Words, however, can give but a very faint impression of this masterpiece of universal Christendom; and daring with forced fingers rude to touch its perfect outline, I leave inviolate the lyrical tenderness of the Agnus Dei and the yearning desire[65] of the Dona nobis pacem, the restful consummation of the whole. Nor can I describe the infinite fertility of the design, the happy frequency with which in the arie a single instrument, violin, flute, hautboy, or horn, is made to enhance the delicacy of the human voice, or the splendour of the grouping of the orchestra, equally noble in sonorous magnificence and in chastened softness. Whether in its art or in its religion the High Mass stands among the creations of Bach’s master-spirit, first and alone, but for its sole equal, the Passion according to Saint Matthew.
CHAPTER VIII.
We quitted the direct narrative of Bach’s life at the point when the arrival of the new rector of the Thomasschule gave it an interval of peace and quietness, an interval of which we took advantage to review the great ranges of church-music which fell as an official task to the cantor.
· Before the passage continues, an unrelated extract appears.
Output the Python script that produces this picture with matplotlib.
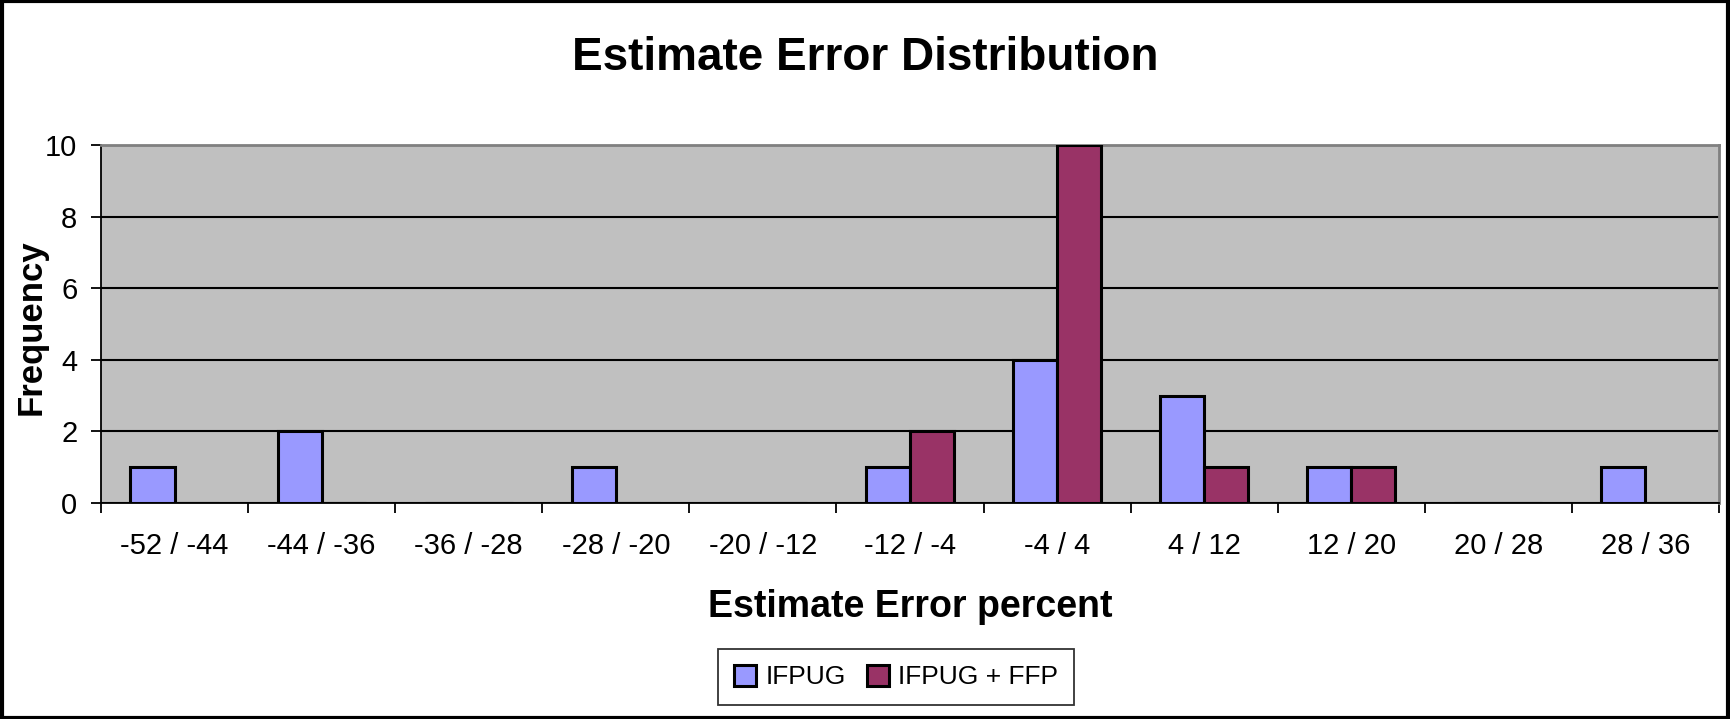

The four years of Gesner’s rule are the ripest and busiest in Bach’s life; not that they include his greatest individual works, with the notable exception of the High Mass, but that they are the most productive, and of works attaining a more uniform level of first-rate excellence than any others. After 1735 Bach was content to relax somewhat, and he employed his time, less in composing new cantatas or the like, than in revising, solidifying, and balancing his earlier works. He must also have retired more into the quiet of his family life, and devoted himself to his private pupils, after the blow struck at his influence in the school by Gesner’s successor, Ernesti.